# Joyetech eVic VT, amazing device



## HealthCabin (20/5/15)

Just got this staff today, tested it, very impressive.

It is a kit comes with a eGo ONE Mega atomizer, and a eVic 5000mAh mod with 3 modes: VW mod (from 1-60W), Temp Ni mode (for Ni-200 coils), and Temp Ti mode (for Titanium coils)

The OLED screen is very large.

The vapor is huge and pure, taste very good. It has been my favourite device.

And found a review here:

Reactions: Like 2


----------



## Waltervh (20/5/15)

Sweet box. I think also that its the new want to have!!


----------



## Andre (20/5/15)

Winner, winner....especially the Titanium mode! And 5000 mAH!

Reactions: Like 1


----------



## Nooby (20/5/15)

@HealthCabin, can you guys not get an agent here in SA? Your prices are really competitive but shipping etc will be a nightmare.

Reactions: Agree 1


----------



## HealthCabin (21/5/15)

Nooby said:


> @HealthCabin, can you guys not get an agent here in SA? Your prices are really competitive but shipping etc will be a nightmare.



Yes, the shipping problem also troubled us a lot. As for an agent, we may consider that, but it seems impossible in a short term.


----------



## HealthCabin (21/5/15)

Andre said:


> Winner, winner....especially the Titanium mode! And 5000 mAH!

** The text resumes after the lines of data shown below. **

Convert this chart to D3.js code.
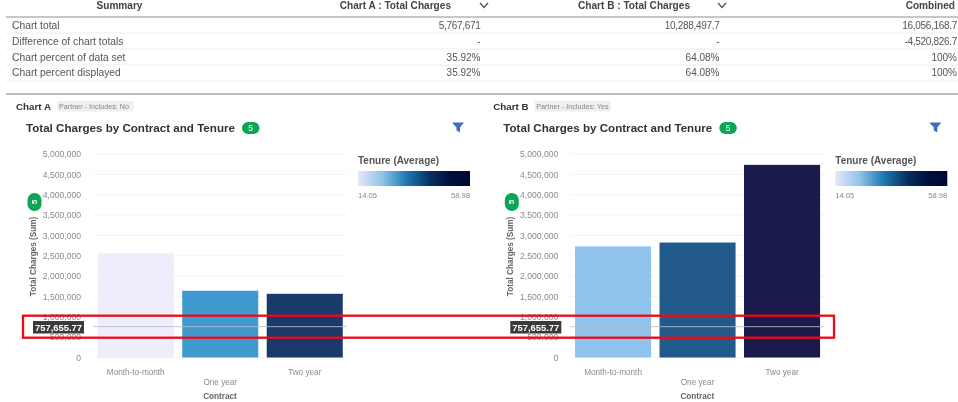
<!DOCTYPE html>
<html>
<head>
<meta charset="utf-8">
<script src="https://cdn.jsdelivr.net/npm/d3@7"></script>
<style>
  html, body { margin: 0; padding: 0; background: #fff; }
  svg { display: block; font-family: "Liberation Sans", Arial, sans-serif; filter: blur(0.35px); }
  .axis path, .axis line { display: none; }
  .axis text { fill: #8a8a8a; font-size: 8.6px; font-family: "Liberation Sans", Arial, sans-serif; }
</style>
</head>
<body>
<div id="chart"></div>
<script>
const contracts = ["Month-to-month", "One year", "Two year"];
const chargesA = [2560000, 1640000, 1565000];
const chargesB = [2730000, 2825000, 4733000];
const tenureA = [14.05, 33, 51];
const tenureB = [24, 43, 58.98];
const refValue = 757655.77;
const yTicks = [0, 500000, 1000000, 1500000, 2000000, 2500000, 3000000, 3500000, 4000000, 4500000, 5000000];

const summaryHeaders = ["Summary", "Chart A : Total Charges", "Chart B : Total Charges", "Combined"];
const summaryLabels = ["Chart total", "Difference of chart totals", "Chart percent of data set", "Chart percent displayed"];
const summaryA = ["5,767,671", "-", "35.92%", "35.92%"];
const summaryB = ["10,288,497.7", "-", "64.08%", "64.08%"];
const summaryC = ["16,056,168.7", "-4,520,826.7", "100%", "100%"];

const tenureStops = [14.05, 24, 33, 43, 51, 58.98];
const tenureColors = ["#eeedfc", "#90c4ee", "#3f9bcf", "#235a8c", "#1a3a6b", "#1a1a4c"];
const legendColors = ["#e6e6f8", "#8fc3e8", "#1f7db5", "#06305f", "#010f3d", "#000833"];

const width = 958, height = 402;
const svg = d3.select("#chart").append("svg").attr("width", width).attr("height", height);

const color = d3.scaleLinear().domain(tenureStops).range(tenureColors);
const y = d3.scaleLinear().domain([0, 5000000]).range([357.5, 154]);
const fmt = d3.format(",");

// gradient for the tenure legend
const grad = svg.append("defs").append("linearGradient").attr("id", "tenureGrad");
tenureStops.forEach((s, i) => {
  grad.append("stop")
    .attr("offset", (s - 14.05) / (58.98 - 14.05))
    .attr("stop-color", legendColors[i]);
});

// summary table
const rowY = [26, 41.7, 57.5, 73];
const sepY = [33, 49, 65, 81];
const head = svg.append("g").attr("font-weight", "bold").attr("font-size", 10.1).attr("fill", "#444");
head.append("text").attr("x", 119.5).attr("y", 9).attr("text-anchor", "middle").text(summaryHeaders[0]);
head.append("text").attr("x", 451).attr("y", 9).attr("text-anchor", "end").text(summaryHeaders[1]);
head.append("text").attr("x", 690).attr("y", 9).attr("text-anchor", "end").text(summaryHeaders[2]);
head.append("text").attr("x", 955).attr("y", 9).attr("text-anchor", "end").text(summaryHeaders[3]);

[484, 722].forEach(cx => {
  svg.append("path")
    .attr("d", `M${cx - 4},3 L${cx},7.5 L${cx + 4},3`)
    .attr("fill", "none").attr("stroke", "#555").attr("stroke-width", 1.3);
});

svg.append("line").attr("x1", 6).attr("x2", 958).attr("y1", 17).attr("y2", 17)
  .attr("stroke", "#8f8f8f").attr("stroke-width", 1);
svg.selectAll(".sep").data(sepY).enter().append("line").attr("class", "sep")
  .attr("x1", 6).attr("x2", 958).attr("y1", d => d).attr("y2", d => d)
  .attr("stroke", "#eeeeee");
svg.append("line").attr("x1", 6).attr("x2", 958).attr("y1", 94).attr("y2", 94)
  .attr("stroke", "#808080").attr("stroke-width", 1);

function tableCol(vals, x, anchor, size) {
  svg.append("g").selectAll("text").data(vals).enter().append("text")
    .attr("x", x).attr("y", (d, i) => rowY[i] + 3.3)
    .attr("text-anchor", anchor)
    .attr("font-size", size)
    .attr("letter-spacing", d => d.includes(",") ? -0.3 : 0)
    .attr("fill", "#555")
    .text(d => d);
}
tableCol(summaryLabels, 12, "start", 10.3);
tableCol(summaryA, 480.5, "end", 10);
tableCol(summaryB, 719.5, "end", 10);
tableCol(summaryC, 957, "end", 10);

function panel(off, name, pill, charges, tenure) {
  const g = svg.append("g").attr("transform", `translate(${off},0)`);

  // header row
  g.append("text").attr("x", 16).attr("y", 109.5).attr("font-weight", "bold").attr("font-size", 9.8)
    .attr("fill", "#333").text(name);
  g.append("rect").attr("x", 57.5).attr("y", 101).attr("width", 76).attr("height", 10.5).attr("fill", "#efefef");
  g.append("text").attr("x", 59).attr("y", 108.9).attr("font-size", 7.2).attr("fill", "#888").text(pill);

  g.append("text").attr("x", 26).attr("y", 132).attr("font-weight", "bold").attr("font-size", 11.6)
    .attr("fill", "#333").text("Total Charges by Contract and Tenure");
  g.append("rect").attr("x", 242).attr("y", 122).attr("width", 17.5).attr("height", 12).attr("rx", 6)
    .attr("fill", "#0aa555");
  g.append("text").attr("x", 250.7).attr("y", 131.2).attr("text-anchor", "middle").attr("font-size", 8.5)
    .attr("fill", "#fff").text("5");
  g.append("path").attr("d", "M452,122.5 H464 L460,127.5 V132.5 L456.5,130.5 V127.5 Z").attr("fill", "#3b6fc4");

  const x = d3.scaleBand().domain(contracts).range([93.5, 347]).paddingInner(0.1).paddingOuter(0.05);

  // grid
  g.append("g").selectAll("line").data(yTicks).enter().append("line")
    .attr("x1", 93).attr("x2", 347)
    .attr("y1", d => y(d)).attr("y2", d => y(d))
    .attr("stroke", "#f3f3f3");

  // bars
  const rows = contracts.map((c, i) => ({ c, v: charges[i], t: tenure[i] }));
  g.append("g").selectAll("rect").data(rows).enter().append("rect")
    .attr("x", d => x(d.c))
    .attr("y", d => y(d.v))
    .attr("width", x.bandwidth())
    .attr("height", d => y(0) - y(d.v))
    .attr("fill", d => color(d.t));

  // axes
  g.append("g").attr("class", "axis").attr("transform", "translate(85,0)")
    .call(d3.axisLeft(y).tickValues(yTicks).tickFormat(fmt).tickSize(0).tickPadding(4));

  const xAxis = g.append("g").attr("class", "axis").attr("transform", "translate(0,357.5)")
    .call(d3.axisBottom(x).tickSize(0).tickPadding(0));
  xAxis.selectAll("text").attr("font-size", 8.2).style("font-size", "8.2px")
    .attr("dy", 0)
    .attr("y", (d, i) => i === 1 ? 27 : 17.5);

  g.append("text").attr("x", 220).attr("y", 399).attr("text-anchor", "middle")
    .attr("font-weight", "bold").attr("font-size", 8.2).attr("fill", "#666").text("Contract");
  g.append("text").attr("transform", "translate(36,256.5) rotate(-90)").attr("text-anchor", "middle")
    .attr("font-weight", "bold").attr("font-size", 8.2).attr("fill", "#666").text("Total Charges (Sum)");

  // rotated badge on the y axis
  g.append("rect").attr("x", 27.5).attr("y", 193).attr("width", 14).attr("height", 18).attr("rx", 7)
    .attr("fill", "#0aa555");
  g.append("text").attr("transform", "translate(37,202) rotate(-90)").attr("text-anchor", "middle")
    .attr("font-size", 7.5).attr("font-weight", "bold").attr("fill", "#fff").text("5");

  // reference line
  g.append("line").attr("x1", 93).attr("x2", 347)
    .attr("y1", y(refValue)).attr("y2", y(refValue))
    .attr("stroke", "#b9bcc4").attr("stroke-width", 1).attr("stroke-opacity", 0.85);
  g.append("rect").attr("x", 33).attr("y", 321).attr("width", 51).attr("height", 12.5).attr("fill", "#3a3a3a");
  g.append("text").attr("x", 58.5).attr("y", 330.7).attr("text-anchor", "middle")
    .attr("font-weight", "bold").attr("font-size", 9.4).attr("fill", "#fff").text(fmt(refValue));

  // legend
  g.append("text").attr("x", 358).attr("y", 164).attr("font-weight", "bold").attr("font-size", 10)
    .attr("fill", "#555").text("Tenure (Average)");
  g.append("rect").attr("x", 358).attr("y", 171).attr("width", 112).attr("height", 15)
    .attr("fill", "url(#tenureGrad)");
  g.append("text").attr("x", 358).attr("y", 198).attr("font-size", 7.6).attr("fill", "#888")
    .text(tenureStops[0]);
  g.append("text").attr("x", 470).attr("y", 198).attr("text-anchor", "end").attr("font-size", 7.6).attr("fill", "#888")
    .text(tenureStops[tenureStops.length - 1]);
}

panel(0, "Chart A", "Partner - Includes: No", chargesA, tenureA);
panel(477.3, "Chart B", "Partner - Includes: Yes", chargesB, tenureB);

// red highlight box across both charts
svg.append("rect").attr("x", 23).attr("y", 315.7).attr("width", 811).attr("height", 22)
  .attr("fill", "none").attr("stroke", "#ee0a14").attr("stroke-width", 2.3);
</script>
</body>
</html>
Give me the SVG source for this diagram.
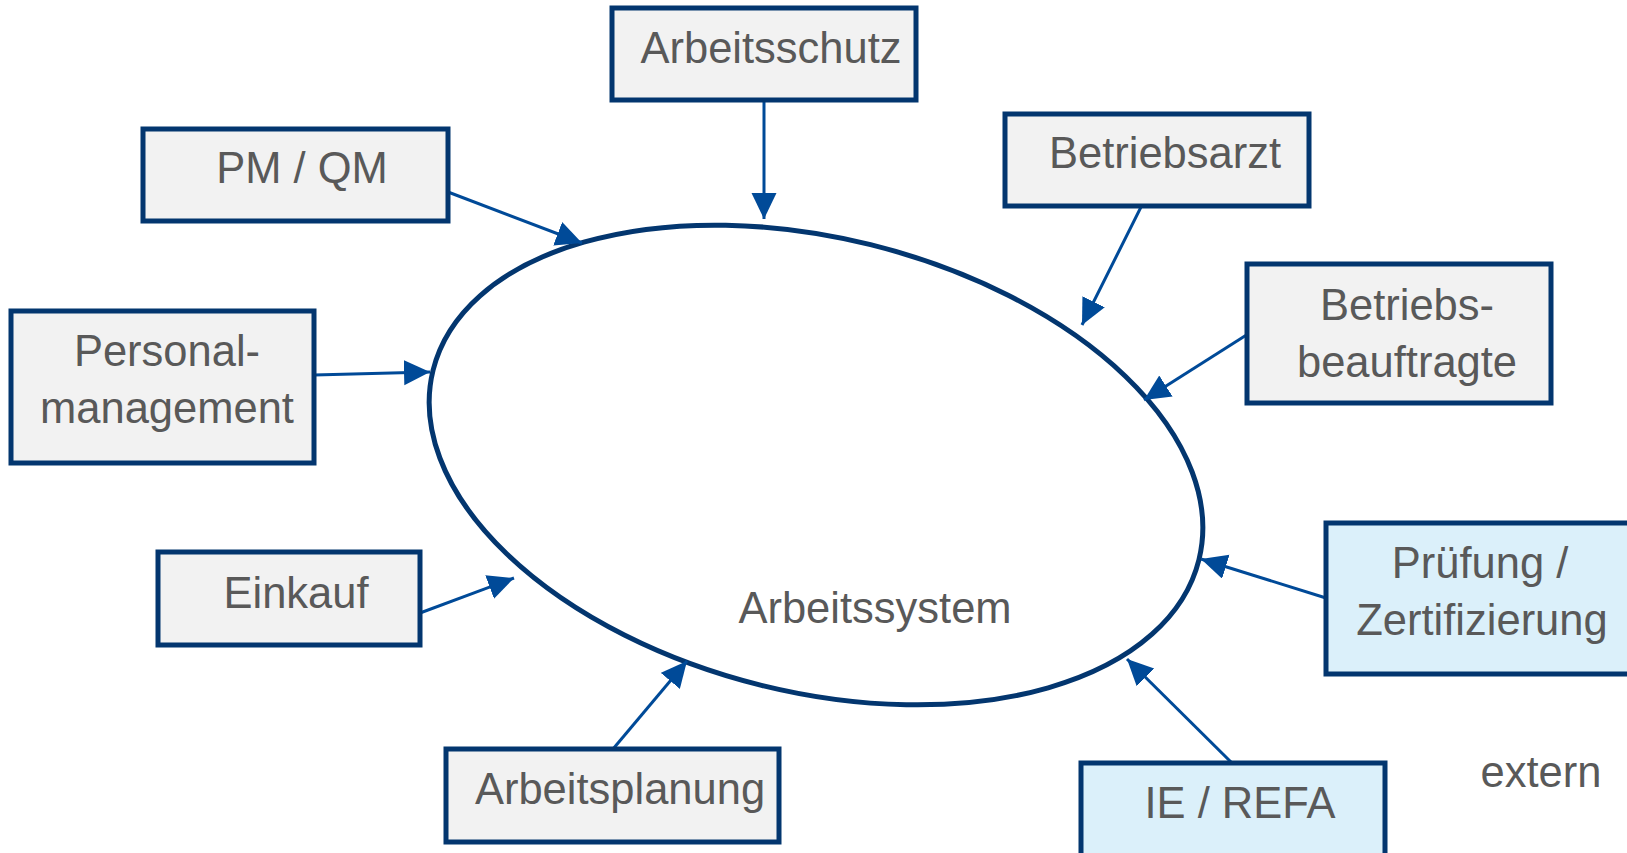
<svg xmlns="http://www.w3.org/2000/svg" width="1627" height="853" viewBox="0 0 1627 853">
<style>
.box{fill:#f2f2f2;stroke:#03366f;stroke-width:5}
.ext{fill:#dbf0fa;stroke:#03366f;stroke-width:5}
.t{font-family:"Liberation Sans",Arial,sans-serif;font-size:43.5px;fill:#595959;text-anchor:middle}
.c{stroke:#004a98;stroke-width:3;fill:none;marker-end:url(#ah)}
</style>
<defs>
<marker id="ah" markerUnits="userSpaceOnUse" markerWidth="27" markerHeight="26" refX="26" refY="12.5" orient="auto">
<path d="M0,0 L26,12.5 L0,25 z" fill="#004a98"/>
</marker>
</defs>
<rect width="1627" height="853" fill="#ffffff"/>
<g id="arbeitssystem">
<ellipse cx="816" cy="465" rx="394.5" ry="227" transform="rotate(13.9 816 465)" fill="#ffffff" stroke="#03366f" stroke-width="5"/>
<text class="t" x="875" y="623">Arbeitssystem</text>
</g>
<g id="connectors">
<line class="c" x1="764" y1="100" x2="764" y2="219"/>
<line class="c" x1="448" y1="192" x2="582" y2="243"/>
<line class="c" x1="314" y1="375" x2="430" y2="372"/>
<line class="c" x1="1141" y1="207" x2="1082" y2="325"/>
<line class="c" x1="1248" y1="334" x2="1144" y2="400"/>
<line class="c" x1="1326" y1="598" x2="1201" y2="559"/>
<line class="c" x1="1232" y1="763" x2="1127" y2="659"/>
<line class="c" x1="420" y1="613" x2="514" y2="578"/>
<line class="c" x1="613" y1="749" x2="687" y2="661"/>
</g>
<g id="arbeitsschutz">
<rect class="box" x="612" y="8" width="304" height="92"/>
<text class="t" x="771" y="63">Arbeitsschutz</text>
</g>
<g id="pmqm">
<rect class="box" x="143" y="129" width="305" height="92"/>
<text class="t" x="302" y="183">PM / QM</text>
</g>
<g id="personal">
<rect class="box" x="11" y="311" width="303" height="152"/>
<text class="t" x="167" y="366">Personal-</text>
<text class="t" x="167" y="423">management</text>
</g>
<g id="betriebsarzt">
<rect class="box" x="1005" y="114" width="304" height="92"/>
<text class="t" x="1165" y="168">Betriebsarzt</text>
</g>
<g id="betriebsbeauftragte">
<rect class="box" x="1247" y="264" width="304" height="139"/>
<text class="t" x="1407" y="320">Betriebs-</text>
<text class="t" x="1407" y="377">beauftragte</text>
</g>
<g id="einkauf">
<rect class="box" x="158" y="552" width="262" height="93"/>
<text class="t" x="296" y="608">Einkauf</text>
</g>
<g id="arbeitsplanung">
<rect class="box" x="446" y="749" width="333" height="93"/>
<text class="t" x="620" y="804">Arbeitsplanung</text>
</g>
<g id="pruefung">
<rect class="ext" x="1326" y="523" width="314" height="151"/>
<text class="t" x="1480" y="578">Prüfung /</text>
<text class="t" x="1482" y="635">Zertifizierung</text>
</g>
<g id="ierefa">
<rect class="ext" x="1081" y="763" width="304" height="100"/>
<text class="t" x="1240" y="818">IE / REFA</text>
</g>
<g id="extern">
<text class="t" x="1541" y="787">extern</text>
</g>
</svg>
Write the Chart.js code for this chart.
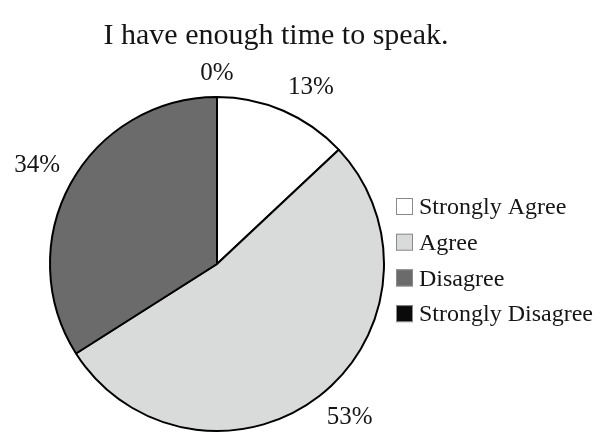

exactly, a great job done by Joyetech.


----------



## HealthCabin (21/5/15)

Waltervh said:


> Sweet box. I think also that its the new want to have!!



Will be released soon, prepare some money. haha

Reactions: Like 2


----------



## daniel craig (6/6/15)

Stuck on which colour to get  either orange or blue. but the black doesn't look bad, in some pics it looks bland and in others it looks nice.


----------



## Rob Fisher (6/6/15)

daniel craig said:


> Stuck on which colour to get  either orange or blue. but the black doesn't look bad, in some pics it looks bland and in others it looks nice.



Blue!


----------



## daniel craig (6/6/15)

@Rob Fisher What's your opinion on the orange? In some pics it looks like a yellow and in some it looks bronze.


----------



## Rob Fisher (6/6/15)

daniel craig said:


> @Rob Fisher What's your opinion on the orange? In some pics it looks like a yellow and in some it looks bronze.



It looks just like that american muscle car... same colour I'm sure. I'm not a fan of Orange but this is a real personal preference thing! You will know what color to choose when you press the BUY button!

Reactions: Like 1


----------



## WillieRoux (6/6/15)

Ordered the black one....Man i need 2 stop buying these things....Don't need it...Just want it!!!....Pffff

Reactions: Like 1 | Can relate 1


----------



## WillieRoux (6/6/15)

Oh so sexy.....


----------



## WillieRoux (6/6/15)

I'm just worried if i order the white and orange as well...will it encourage them to make other colors...which in turn will force me to get them also....never ending story....

Reactions: Like 1


----------



## WillieRoux (6/6/15)

Was never so much fun spending a few grand on smokes....

Reactions: Agree 1


----------



## daniel craig (6/6/15)

@WillieRoux I know the feeling bru. I just bought the Ego one a week ago and now i saw this. The black and red was an option for me but the red is more like a burgundy kind, not the bright red i was expecting. I'm gonna probably get the orange. Choosing a color is definitely the hardest choice when buying this product

Reactions: Funny 1


----------



## daniel craig (6/6/15)

@WillieRoux I started with the Twisp. I have like 5 of them and the new aero and now the Evic VT and probably the reosmod later on.

Reactions: Like 2


----------



## JK! (10/6/15)

How much are these batteries?


----------



## daniel craig (10/6/15)

@JK! These mods are selling for around R1100


----------



## JK! (10/6/15)

daniel craig said:


> @JK! These mods are selling for around R1100




Thanks, is it both the battery and atomiser for R1100?
Not bad, from which store?


----------



## daniel craig (10/6/15)

No, just the mod.


----------



## Q-Ball (10/6/15)

Vape Cartel had it for R1150 for the combo but he sold out on the 1st day

Reactions: Agree 1


----------



## Kaizer (10/6/15)

I think its both. I hope Im not wrong...

http://www.ecigssa.co.za/vapeowave-evic-vt-kangertech-subbox-eta-arrival-dates.t12004/


----------



## free3dom (10/6/15)

JK! said:


> Thanks, is it both the battery and atomiser for R1100?
> Not bad, from which store?



Depends on where you buy from, but it should be around R1200-R1300 for the whole kit. Some pre-orders are cheaper right now, but I reckon it will go up a bit once they become widely available 

There are a few more available from VapoWave here


----------